[START Given material]

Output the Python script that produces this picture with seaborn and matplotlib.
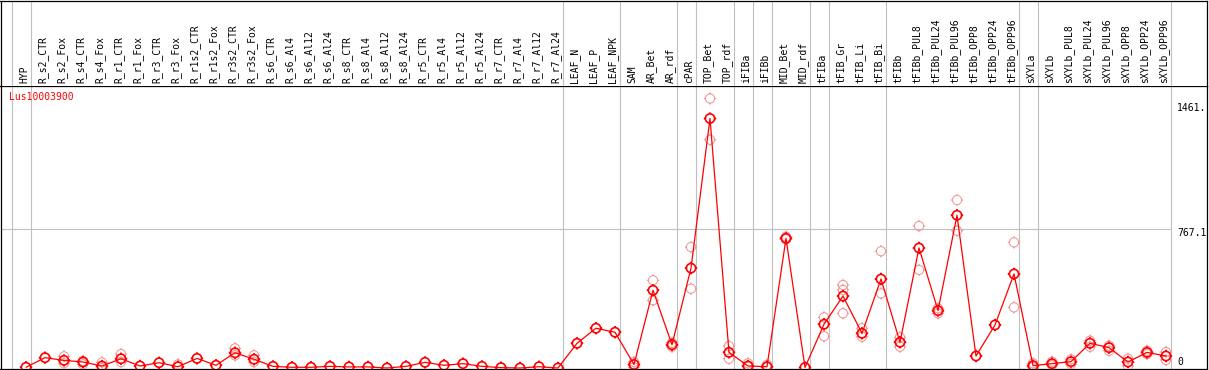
import numpy as np
import pandas as pd
import matplotlib
matplotlib.use("Agg")
import matplotlib.pyplot as plt
import seaborn as sns
from matplotlib.path import Path

# ---------------- data ----------------
categories = [
    "HYP", "R_s2_CTR", "R_s2_Fox", "R_s4_CTR", "R_s4_Fox", "R_r1_CTR", "R_r1_Fox",
    "R_r3_CTR", "R_r3_Fox", "R_r1s2_CTR", "R_r1s2_Fox", "R_r3s2_CTR", "R_r3s2_Fox",
    "R_s6_CTR", "R_s6_Al4", "R_s6_Al12", "R_s6_Al24", "R_s8_CTR", "R_s8_Al4",
    "R_s8_Al12", "R_s8_Al24", "R_r5_CTR", "R_r5_Al4", "R_r5_Al12", "R_r5_Al24",
    "R_r7_CTR", "R_r7_Al4", "R_r7_Al12", "R_r7_Al24", "LEAF_N", "LEAF_P", "LEAF_NPK",
    "SAM", "AR_Bet", "AR_rdf", "cPAR", "TOP_Bet", "TOP_rdf", "iFIBa", "iFIBb",
    "MID_Bet", "MID_rdf", "tFIBa", "tFIB_Gr", "tFIB_Li", "tFIB_Bi", "tFIBb",
    "tFIBb_PUL8", "tFIBb_PUL24", "tFIBb_PUL96", "tFIBb_OPP8", "tFIBb_OPP24",
    "tFIBb_OPP96", "sXYLa", "sXYLb", "sXYLb_PUL8", "sXYLb_PUL24", "sXYLb_PUL96",
    "sXYLb_OPP8", "sXYLb_OPP24", "sXYLb_OPP96",
]

means = [4, 57, 42, 33, 11, 51, 11, 29, 7, 53, 15, 84, 48, 9, 4, 4, 9, 6, 6, 0,
         9, 31, 15, 24, 9, 2, 0, 7, 0, 136, 219, 197, 19, 428, 128, 550, 1374, 86,
         11, 7, 714, 3, 241, 396, 191, 490, 142, 661, 316, 841, 66, 237, 518, 13,
         24, 35, 136, 112, 33, 86, 66]

nan = np.nan
rep_hi = [nan, nan, 64, 39, 31, 77, nan, nan, 20, nan, nan, 108, 70, nan, nan, nan,
          nan, nan, nan, nan, nan, nan, nan, nan, nan, nan, nan, nan, nan, nan, nan,
          nan, 33, 483, 139, 666, 1484, 121, 26, 17, 723, nan, 279, 457, 219, 643,
          169, 782, 329, 925, nan, nan, 692, 26, 35, 48, 150, 123, 51, 95, 88]
rep_lo = [nan, nan, 26, 20, 0, 33, nan, nan, nan, nan, nan, 70, 33, nan, nan, nan,
          nan, nan, nan, nan, nan, nan, nan, nan, nan, nan, nan, nan, nan, nan, nan,
          nan, 4, 373, 117, 437, 1257, 51, 7, nan, 709, nan, 175, 301, 172, 411,
          117, 540, 301, 756, nan, nan, 334, 4, 15, 22, 117, 95, 11, 77, 44]
rep_mid = [nan] * 43 + [430] + [nan] * 17

# group boundaries: a separator follows these category indices
group_ends = [-1, 0, 28, 31, 34, 35, 37, 38, 39, 41, 42, 45, 52, 53, 60]

gene = "Lus10003900"
tick_values = ["1461.", "767.1", "0"]
grid_value = 767.1

# ---------------- layout ----------------
W, H = 1209, 370
sns.set_style("white")
plt.rcParams["font.family"] = ["DejaVu Sans Mono"]

fig = plt.figure(figsize=(W / 100, H / 100), dpi=100)


def fx(px):
    return px / W


def fy(py):
    return 1 - py / H


X0, DX = 26.0, 19.0      # pixel of first category, pixel spacing
Y0, SC = 368.0, 0.1816   # pixel of value 0, pixels per unit

left_px, right_px = 0.5, 1207.0
top_px, sep_px, bot_px = 0.5, 85.5, 369.3

ax = fig.add_axes([fx(left_px), fy(bot_px), fx(right_px) - fx(left_px), fy(sep_px) - fy(bot_px)])
ax_lab = fig.add_axes([fx(left_px), fy(sep_px), fx(right_px) - fx(left_px), fy(top_px) - fy(sep_px)])

xlim = ((left_px - X0) / DX, (right_px - X0) / DX)
ylim = ((Y0 - bot_px) / SC, (Y0 - sep_px) / SC)

for a in (ax, ax_lab):
    a.set_xticks([])
    a.set_yticks([])
    a.set_facecolor("white")
    for s in a.spines.values():
        s.set_color("black")
        s.set_linewidth(0.9)
ax_lab.spines["bottom"].set_visible(False)

gray = "#c0c0c0"
offset = 5 / DX
for b in group_ends:
    ax.axvline(b + offset, color=gray, lw=0.8, zorder=0.5)
    ax_lab.axvline(b + offset, color=gray, lw=0.8, zorder=0.5)
ax.hlines(grid_value, xlim[0], group_ends[-1] + offset, color=gray, lw=0.8, zorder=0.5)

# marker: circle with four small ticks
circ = Path.unit_circle()
ticks = Path([(0, 1), (0, 1.35), (0, -1), (0, -1.35), (1, 0), (1.35, 0), (-1, 0), (-1.35, 0)],
             [Path.MOVETO, Path.LINETO] * 4)
tick_marker = Path.make_compound_path(circ, ticks)

idx = np.arange(len(categories))
rep_df = pd.concat([
    pd.DataFrame({"idx": idx, "value": r}) for r in (rep_hi, rep_lo, rep_mid)
]).dropna()
mean_df = pd.DataFrame({"idx": idx, "value": means})

sns.scatterplot(data=rep_df, x="idx", y="value", marker=tick_marker, s=80,
                ax=ax, zorder=3, legend=False)
coll = ax.collections[-1]
coll.set_facecolor("none")
coll.set_edgecolor("#f09898")
coll.set_linewidth(0.75)

sns.lineplot(data=mean_df, x="idx", y="value", color="red", lw=0.9, ax=ax,
             zorder=4, sort=False, estimator=None, legend=False)

sns.scatterplot(data=mean_df, x="idx", y="value", marker=tick_marker, s=80,
                ax=ax, zorder=5, legend=False)
coll = ax.collections[-1]
coll.set_facecolor("none")
coll.set_edgecolor("red")
coll.set_linewidth(1.2)

ax.set_xlabel("")
ax.set_ylabel("")
ax.set_xlim(*xlim)
ax.set_ylim(*ylim)
ax_lab.set_xlim(*xlim)
ax_lab.set_ylim(0, 1)

# category labels
for i, c in enumerate(categories):
    ax_lab.text(i - 2 / DX, 0.035, c, rotation=90, ha="center", va="bottom",
                fontsize=7, color="black")

# gene label and right-side value labels
fig.text(fx(9), fy(97), gene, color="red", ha="left", va="center", fontsize=7)
for t, py in zip(tick_values, [108, 233, 362]):
    fig.text(fx(1177), fy(py), t, color="black", ha="left", va="center", fontsize=7)

fig.savefig("out.png", dpi=100)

[END Given material]

Please transcribe the material above exactly as written. Leave the pictures out.

Output the Python script that produces this picture with seaborn and matplotlib.
import numpy as np
import pandas as pd
import matplotlib
matplotlib.use("Agg")
import matplotlib.pyplot as plt
import seaborn as sns
from matplotlib.path import Path

# ---------------- data ----------------
categories = [
    "HYP", "R_s2_CTR", "R_s2_Fox", "R_s4_CTR", "R_s4_Fox", "R_r1_CTR", "R_r1_Fox",
    "R_r3_CTR", "R_r3_Fox", "R_r1s2_CTR", "R_r1s2_Fox", "R_r3s2_CTR", "R_r3s2_Fox",
    "R_s6_CTR", "R_s6_Al4", "R_s6_Al12", "R_s6_Al24", "R_s8_CTR", "R_s8_Al4",
    "R_s8_Al12", "R_s8_Al24", "R_r5_CTR", "R_r5_Al4", "R_r5_Al12", "R_r5_Al24",
    "R_r7_CTR", "R_r7_Al4", "R_r7_Al12", "R_r7_Al24", "LEAF_N", "LEAF_P", "LEAF_NPK",
    "SAM", "AR_Bet", "AR_rdf", "cPAR", "TOP_Bet", "TOP_rdf", "iFIBa", "iFIBb",
    "MID_Bet", "MID_rdf", "tFIBa", "tFIB_Gr", "tFIB_Li", "tFIB_Bi", "tFIBb",
    "tFIBb_PUL8", "tFIBb_PUL24", "tFIBb_PUL96", "tFIBb_OPP8", "tFIBb_OPP24",
    "tFIBb_OPP96", "sXYLa", "sXYLb", "sXYLb_PUL8", "sXYLb_PUL24", "sXYLb_PUL96",
    "sXYLb_OPP8", "sXYLb_OPP24", "sXYLb_OPP96",
]

means = [4, 57, 42, 33, 11, 51, 11, 29, 7, 53, 15, 84, 48, 9, 4, 4, 9, 6, 6, 0,
         9, 31, 15, 24, 9, 2, 0, 7, 0, 136, 219, 197, 19, 428, 128, 550, 1374, 86,
         11, 7, 714, 3, 241, 396, 191, 490, 142, 661, 316, 841, 66, 237, 518, 13,
         24, 35, 136, 112, 33, 86, 66]

nan = np.nan
rep_hi = [nan, nan, 64, 39, 31, 77, nan, nan, 20, nan, nan, 108, 70, nan, nan, nan,
          nan, nan, nan, nan, nan, nan, nan, nan, nan, nan, nan, nan, nan, nan, nan,
          nan, 33, 483, 139, 666, 1484, 121, 26, 17, 723, nan, 279, 457, 219, 643,
          169, 782, 329, 925, nan, nan, 692, 26, 35, 48, 150, 123, 51, 95, 88]
rep_lo = [nan, nan, 26, 20, 0, 33, nan, nan, nan, nan, nan, 70, 33, nan, nan, nan,
          nan, nan, nan, nan, nan, nan, nan, nan, nan, nan, nan, nan, nan, nan, nan,
          nan, 4, 373, 117, 437, 1257, 51, 7, nan, 709, nan, 175, 301, 172, 411,
          117, 540, 301, 756, nan, nan, 334, 4, 15, 22, 117, 95, 11, 77, 44]
rep_mid = [nan] * 43 + [430] + [nan] * 17

# group boundaries: a separator follows these category indices
group_ends = [-1, 0, 28, 31, 34, 35, 37, 38, 39, 41, 42, 45, 52, 53, 60]

gene = "Lus10003900"
tick_values = ["1461.", "767.1", "0"]
grid_value = 767.1

# ---------------- layout ----------------
W, H = 1209, 370
sns.set_style("white")
plt.rcParams["font.family"] = ["DejaVu Sans Mono"]

fig = plt.figure(figsize=(W / 100, H / 100), dpi=100)


def fx(px):
    return px / W


def fy(py):
    return 1 - py / H


X0, DX = 26.0, 19.0      # pixel of first category, pixel spacing
Y0, SC = 368.0, 0.1816   # pixel of value 0, pixels per unit

left_px, right_px = 0.5, 1207.0
top_px, sep_px, bot_px = 0.5, 85.5, 369.3

ax = fig.add_axes([fx(left_px), fy(bot_px), fx(right_px) - fx(left_px), fy(sep_px) - fy(bot_px)])
ax_lab = fig.add_axes([fx(left_px), fy(sep_px), fx(right_px) - fx(left_px), fy(top_px) - fy(sep_px)])

xlim = ((left_px - X0) / DX, (right_px - X0) / DX)
ylim = ((Y0 - bot_px) / SC, (Y0 - sep_px) / SC)

for a in (ax, ax_lab):
    a.set_xticks([])
    a.set_yticks([])
    a.set_facecolor("white")
    for s in a.spines.values():
        s.set_color("black")
        s.set_linewidth(0.9)
ax_lab.spines["bottom"].set_visible(False)

gray = "#c0c0c0"
offset = 5 / DX
for b in group_ends:
    ax.axvline(b + offset, color=gray, lw=0.8, zorder=0.5)
    ax_lab.axvline(b + offset, color=gray, lw=0.8, zorder=0.5)
ax.hlines(grid_value, xlim[0], group_ends[-1] + offset, color=gray, lw=0.8, zorder=0.5)

# marker: circle with four small ticks
circ = Path.unit_circle()
ticks = Path([(0, 1), (0, 1.35), (0, -1), (0, -1.35), (1, 0), (1.35, 0), (-1, 0), (-1.35, 0)],
             [Path.MOVETO, Path.LINETO] * 4)
tick_marker = Path.make_compound_path(circ, ticks)

idx = np.arange(len(categories))
rep_df = pd.concat([
    pd.DataFrame({"idx": idx, "value": r}) for r in (rep_hi, rep_lo, rep_mid)
]).dropna()
mean_df = pd.DataFrame({"idx": idx, "value": means})

sns.scatterplot(data=rep_df, x="idx", y="value", marker=tick_marker, s=80,
                ax=ax, zorder=3, legend=False)
coll = ax.collections[-1]
coll.set_facecolor("none")
coll.set_edgecolor("#f09898")
coll.set_linewidth(0.75)

sns.lineplot(data=mean_df, x="idx", y="value", color="red", lw=0.9, ax=ax,
             zorder=4, sort=False, estimator=None, legend=False)

sns.scatterplot(data=mean_df, x="idx", y="value", marker=tick_marker, s=80,
                ax=ax, zorder=5, legend=False)
coll = ax.collections[-1]
coll.set_facecolor("none")
coll.set_edgecolor("red")
coll.set_linewidth(1.2)

ax.set_xlabel("")
ax.set_ylabel("")
ax.set_xlim(*xlim)
ax.set_ylim(*ylim)
ax_lab.set_xlim(*xlim)
ax_lab.set_ylim(0, 1)

# category labels
for i, c in enumerate(categories):
    ax_lab.text(i - 2 / DX, 0.035, c, rotation=90, ha="center", va="bottom",
                fontsize=7, color="black")

# gene label and right-side value labels
fig.text(fx(9), fy(97), gene, color="red", ha="left", va="center", fontsize=7)
for t, py in zip(tick_values, [108, 233, 362]):
    fig.text(fx(1177), fy(py), t, color="black", ha="left", va="center", fontsize=7)

fig.savefig("out.png", dpi=100)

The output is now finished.